The children still sheltering on the Plateau faced the biggest problem. In many cases their parents had been ‘deported’ to the camps, so the odds were high that they had been murdered. In general, the children stayed on with their adopted families until the end of the war and often beyond. An enormous international operation set about discovering the fate of all those sent off to the camps. There were survivors from the camps, but the task of matching them with surviving children in another country was daunting, to say the least. Meanwhile, the children still on the Plateau had to be supported, which required money. Happily, the money could now arrive openly from the United States or Switzerland. It no longer had to travel in unmarked suitcases.

Oscar Rosowsky fell seriously ill at about the time of the liberation of the Plateau. He contracted typhoid, and for fifteen days lay in a semi-coma, with high fever. Russian doctors in Le Puy treated him successfully, and within three months he was back on his feet. He worked briefly as a journalist on the newspaper
Lyon Libre
, but his real ambition never changed: he still wanted to be a doctor.

Like many members of the Resistance, Pierre Fayol was quickly absorbed into the regular army, the Forces Françaises de l’Intérieur or FFI. He became second-in-command for the Haute-Loire. Fayol was a trained soldier, but some of the Resistance were not. Many of those who lacked formal training were now sent off to French military schools. Their new military careers would not involve quite as much action as they had seen in their maquisard days. General de Gaulle’s government planned quite a different future for them. France would soon need a strong army of well-trained and disciplined soldiers … to occupy Germany.

• • •

When the European war ended on 8 May 1945, the exodus of refugees from the Plateau began in earnest, and continued until well into 1946.
Some were able to return home. Dr Mautner, who had borrowed the Trocmés’ clothes boiler so often, returned with his wife to his native Vienna, and resumed practice as a doctor. Many of his old patients returned to him.
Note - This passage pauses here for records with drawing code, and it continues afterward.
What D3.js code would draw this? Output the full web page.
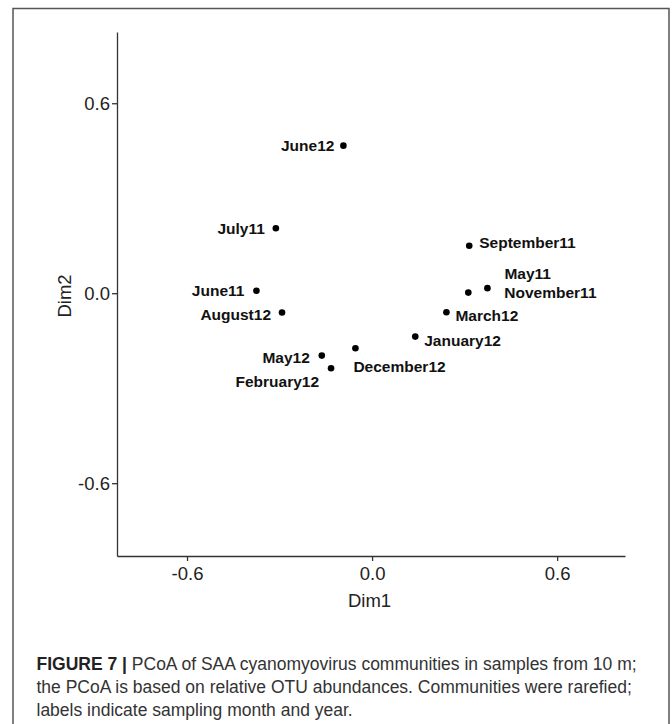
<!DOCTYPE html>
<html lang="en"><head>
<meta charset="utf-8"/>
<title>PCoA of SAA cyanomyovirus communities</title>
<script src="https://d3js.org/d3.v7.min.js"></script>
<style>
    body {width: 672px; height: 724px; margin: 0; padding: 0; background: #fff;
        font-family: 'Liberation Sans', Arial, sans-serif;}
    .axis path, .axis line {stroke: #333; stroke-width: 1.3px;}
    .axis text {font-size: 18.5px; fill: #222; font-family: 'Liberation Sans', Arial, sans-serif;}
    .lbl {font-size: 15.5px; font-weight: bold; fill: #111;}
    .cap {font-size: 17.5px; fill: #333;}
</style>
</head>
<body>
<div id="chart"></div>
<script>
    // Samples and their PCoA coordinates
    const samples = ["June12", "July11", "June11", "August12", "May12", "February12",
        "December12", "January12", "March12", "November11", "May11", "September11"];
    const dim1 = [-0.093, -0.312, -0.375, -0.292, -0.163, -0.133,
        -0.054, 0.140, 0.241, 0.312, 0.374, 0.315];
    const dim2 = [0.466, 0.205, 0.008, -0.061, -0.197, -0.237,
        -0.174, -0.137, -0.060, 0.002, 0.016, 0.150];
    const ticks = [-0.6, 0.0, 0.6];

    // label placement (repel-style offsets from the point, in px)
    const labelPos = {
        "June12": [-9, 0, "end"], "July11": [-11, 0, "end"], "June11": [-12, 0, "end"],
        "August12": [-11, 2, "end"], "May12": [-12, 1.5, "end"], "February12": [-12, 13.5, "end"],
        "December12": [-2, 18, "start"], "January12": [9, 4, "start"], "March12": [9, 3.5, "start"],
        "November11": [36, 0, "start"], "May11": [17, -15, "start"], "September11": [10, -3.5, "start"]
    };

    const W = 672, H = 724;
    const svg = d3.select("#chart").append("svg")
        .attr("width", W).attr("height", H);

    // figure frame (open at the bottom)
    svg.append("path")
        .attr("d", "M13,724V8.5H669V724")
        .attr("fill", "none").attr("stroke", "#555").attr("stroke-width", 1.5);

    const x = d3.scaleLinear().domain([-0.827, 0.82]).range([117, 625]);
    const y = d3.scaleLinear().domain([-0.83, 0.825]).range([556, 32]);
    const fmt = d => d.toFixed(1);

    svg.append("g")
        .attr("class", "axis x")
        .attr("transform", "translate(0,556)")
        .call(d3.axisBottom(x).tickValues(ticks).tickFormat(fmt)
            .tickSize(5).tickSizeOuter(0).tickPadding(5.5));

    svg.append("g")
        .attr("class", "axis y")
        .attr("transform", "translate(117,0)")
        .call(d3.axisLeft(y).tickValues(ticks).tickFormat(fmt)
            .tickSize(5).tickSizeOuter(0).tickPadding(2));

    // axis titles
    svg.append("text")
        .attr("x", 369.5).attr("y", 606.5)
        .attr("text-anchor", "middle")
        .style("font-size", "18.5px").style("fill", "#222")
        .text("Dim1");
    svg.append("text")
        .attr("transform", "translate(71,296) rotate(-90)")
        .attr("text-anchor", "middle")
        .style("font-size", "18.5px").style("fill", "#222")
        .text("Dim2");

    const pts = samples.map((s, i) => ({name: s, d1: dim1[i], d2: dim2[i]}));

    svg.selectAll(".pt")
        .data(pts)
        .enter()
        .append("circle")
        .attr("class", "pt")
        .attr("cx", d => x(d.d1))
        .attr("cy", d => y(d.d2))
        .attr("r", 3.3)
        .attr("fill", "#000");

    svg.selectAll(".lbl")
        .data(pts)
        .enter()
        .append("text")
        .attr("class", "lbl")
        .attr("x", d => x(d.d1) + labelPos[d.name][0])
        .attr("y", d => y(d.d2) + labelPos[d.name][1])
        .attr("dy", "0.36em")
        .attr("text-anchor", d => labelPos[d.name][2])
        .text(d => d.name);

    // caption
    const capLines = [
        [["FIGURE 7 | ", true], ["PCoA of SAA cyanomyovirus communities in samples from 10 m;", false]],
        [["the PCoA is based on relative OTU abundances. Communities were rarefied;", false]],
        [["labels indicate sampling month and year.", false]]
    ];
    capLines.forEach((line, i) => {
        const t = svg.append("text")
            .attr("class", "cap")
            .attr("x", 36.5)
            .attr("y", 670 + i * 23);
        line.forEach(seg => {
            t.append("tspan")
                .style("font-weight", seg[1] ? "bold" : "normal")
                .style("fill", seg[1] ? "#222" : "#333")
                .text(seg[0]);
        });
    });
</script>
</body></html>
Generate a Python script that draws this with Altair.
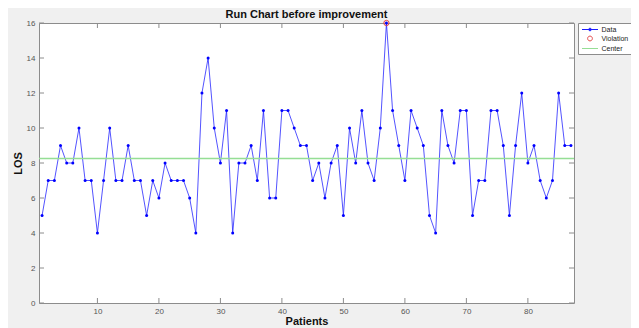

Hilde Hoefert, the language teacher from Vienna who has some claim to being the Plateau’s first Jewish refugee, also returned home, where she continued working as a teacher.

The Austrian Jews may have returned home but it was notable that, as far as anyone can recall, not a single German Jew returned to Germany from the Plateau. For them, the United States, Israel and South America were the popular destinations. They had enough of Germany, and they also had enough of Europe.

Dr Jean Meyer, who had fled with his wife and daughters from Paris in June 1942, had joined the maquisards and headed Pierre Fayol’s team of doctors in the Ardèche. His two daughters, Ariane and Lise-Hélène, stayed in the Tante-Soly guesthouse in Le Chambon. Two of Dr Meyer’s sons, Bernard and Francis, had also joined the Resistance. Francis was killed fighting the Germans in the Alsace. The rest of the family returned to Paris, to their old apartment. Dr Meyer resumed practice as a doctor.